I have had to go downstairs every night and threaten my hideous spawn with torture and maiming to get them into bed using what I believe is the sane argument of pointing to the clock where it is plainly after 2 am, well past the allowable period of microwaving popcorn, playing Halo, and watching the "Mysterious Ticking Noise"YouTube video three hundred and seventy four times without headphones.
It would be one thing if I came downstairs to find them studying Latin or using a ouija board or engaging the ring valve on the flux capacitor or something useful, something that shows their mind is vibrant and spinning in its gambols but no, I come down and they are pasted into the back of the couch, eyes wide and glazed, face bathed in a gray light from the computer, from the TV, from the video game, mouth partially open, like grandma after three days at the slots.
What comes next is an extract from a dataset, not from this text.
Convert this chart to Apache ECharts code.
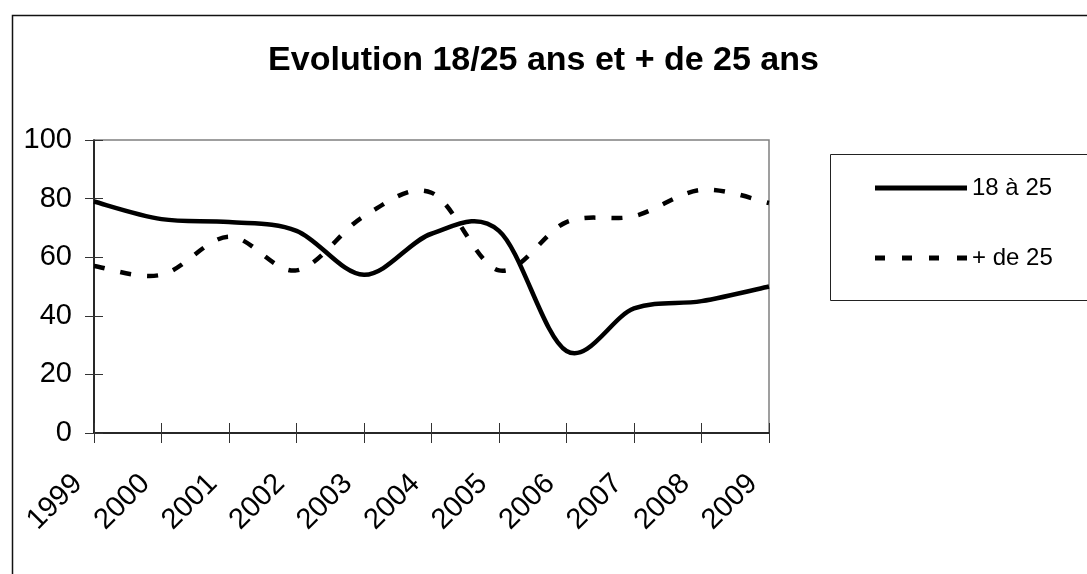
<!DOCTYPE html>
<html>
<head>
<meta charset="utf-8">
<script src="https://cdn.jsdelivr.net/npm/echarts@6/dist/echarts.min.js"></script>
<style>html,body{margin:0;padding:0;background:#fff;}#c{width:1087px;height:574px;}</style>
</head>
<body>
<div id="c"></div>
<script>
const years = ['1999','2000','2001','2002','2003','2004','2005','2006','2007','2008','2009'];
const young = [79, 73, 72, 69, 54, 68, 69, 28, 42.5, 45, 50];
const older = [57, 54, 67, 55.5, 74, 82, 55.5, 72, 74, 83, 78.5];
const yTicks = [0, 20, 40, 60, 80, 100];
const seriesNames = ['18 à 25', '+ de 25'];
const titleText = 'Evolution 18/25 ans et + de 25 ans';

const FONT = '"Liberation Sans", Arial, sans-serif';

// Excel-like smoothed line (Catmull-Rom through the data points, via the chart's own scales)
function smoothRenderer(values, dash) {
  return function (params, api) {
    if (params.dataIndex !== 0) return null;
    const pts = values.map((v, i) => api.coord([i, v]));
    const n = pts.length;
    let d = 'M' + pts[0][0] + ',' + pts[0][1];
    for (let i = 0; i < n - 1; i++) {
      const p0 = pts[Math.max(i - 1, 0)], p1 = pts[i], p2 = pts[i + 1], p3 = pts[Math.min(i + 2, n - 1)];
      const c1x = p1[0] + (p2[0] - p0[0]) / 6, c1y = p1[1] + (p2[1] - p0[1]) / 6;
      const c2x = p2[0] - (p3[0] - p1[0]) / 6, c2y = p2[1] - (p3[1] - p1[1]) / 6;
      d += ' C' + c1x + ',' + c1y + ' ' + c2x + ',' + c2y + ' ' + p2[0] + ',' + p2[1];
    }
    return {
      type: 'path',
      shape: { pathData: d },
      style: { fill: 'none', stroke: '#000', lineWidth: 4.5, lineDash: dash, lineCap: 'butt', lineJoin: 'round' },
      silent: true
    };
  };
}

const chart = echarts.init(document.getElementById('c'));
chart.setOption({
  animation: false,
  backgroundColor: '#fff',
  title: {
    text: titleText, left: 'center', top: 39,
    textStyle: { fontFamily: FONT, fontSize: 34, fontWeight: 'bold', color: '#000' }
  },
  legend: {
    orient: 'vertical', left: 875, top: 176, padding: 0,
    itemWidth: 92, itemHeight: 5, itemGap: 46,
    textStyle: { fontFamily: FONT, fontSize: 24, color: '#000' },
    data: [
      { name: seriesNames[0], icon: 'path://M0,0h92v5h-92z' },
      { name: seriesNames[1], icon: 'path://M0,0h10v5h-10zM27,0h10v5h-10zM54,0h10v5h-10zM82,0h10v5h-10z' }
    ]
  },
  grid: { left: 94, top: 140, right: 318, bottom: 141, show: true, borderColor: '#808080', borderWidth: 1.5, containLabel: false },
  xAxis: [{
    type: 'category', data: years, boundaryGap: false, position: 'bottom',
    axisLine: { lineStyle: { color: '#000', width: 1.5 } },
    axisTick: { show: true, length: 10, lineStyle: { color: '#333', width: 1 } },
    axisLabel: { fontFamily: FONT, fontSize: 29, color: '#000', rotate: 45, margin: 30, padding: [0, 23, 0, 0], interval: 0 }
  }, {
    type: 'category', data: years, boundaryGap: false, position: 'bottom',
    axisLine: { show: false },
    axisTick: { show: true, inside: true, length: 10, lineStyle: { color: '#333', width: 1 } },
    axisLabel: { show: false }
  }],
  yAxis: [{
    type: 'value', min: yTicks[0], max: yTicks[yTicks.length - 1], interval: 20, position: 'left',
    splitLine: { show: false },
    axisLine: { show: true, lineStyle: { color: '#000', width: 1.5 } },
    axisTick: { show: true, length: 9, lineStyle: { color: '#333', width: 1 } },
    axisLabel: { fontFamily: FONT, fontSize: 29, color: '#000', margin: 22 }
  }, {
    type: 'value', min: yTicks[0], max: yTicks[yTicks.length - 1], interval: 20, position: 'left',
    splitLine: { show: false },
    axisLine: { show: false },
    axisTick: { show: true, inside: true, length: 9, lineStyle: { color: '#333', width: 1 } },
    axisLabel: { show: false }
  }],
  series: [{
    name: seriesNames[0], type: 'custom', coordinateSystem: 'cartesian2d',
    data: young.map((v, i) => [i, v]), encode: { x: 0, y: 1 },
    itemStyle: { color: '#000' },
    renderItem: smoothRenderer(young, null)
  }, {
    name: seriesNames[1], type: 'custom', coordinateSystem: 'cartesian2d',
    data: older.map((v, i) => [i, v]), encode: { x: 0, y: 1 },
    itemStyle: { color: '#000' },
    renderItem: smoothRenderer(older, [11, 16])
  }],
  graphic: [{
    type: 'rect', left: 10, top: 13, shape: { width: 1200, height: 700 },
    style: { fill: 'none', stroke: '#111', lineWidth: 1.5 }, silent: true
  }, {
    type: 'rect', left: 828, top: 152, shape: { width: 300, height: 146 },
    style: { fill: 'none', stroke: '#222', lineWidth: 1 }, silent: true
  }]
});
</script>
</body>
</html>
And I'm not much better. I usually reserve the summer for drooling and watching tv and then maybe drooling but I put a bid on a fun job and I won so I've been working all the time and not paying attention unless I smell fire or hear sirens. I walked into the living room today and realized the boy child hadn't bathed in . . . well, I actually can't remember which is bad since he will only take a bath after I'm literally holding his Xbox out the window so I should recall his last ablution. I did notice the dog stopped sleeping with him.
What I'm saying is I can't wait for school to start so I can have my routine back, so I can have a house where the walls don't ring from ordinance and if the phone rings at midnight it means somebody got hit by a truck and breakfast is at 6:30, not 2 o'clock in the afternoon. I want my life back. I want peace and quiet. I want normal again. Thank God for school.
Please save me: my children are trying to kill me.
Christopher Garlington is currently weaning himself from his obsession with do-rags in order to appear more like a grown-up in the presence of his children. As soon as he opens his mouth or tells a story you know, pretty much, everything’s going to end up as a fart joke or a story about puke. His Christmas tree is currently in the running for longest standing post-holiday decoration in the posh, Northside Chicago neighborhood where he lives with his wife and two kids. Mr. Garlington was born in Birmingham, AL and raised briefly in the hills of Shelby County and then for a seemingly unendurable enternity among the lakes and groves of Lake County, FL. He considers himself a southern writer. He has one tattoo. He has no college education. He makes perfect gumbo.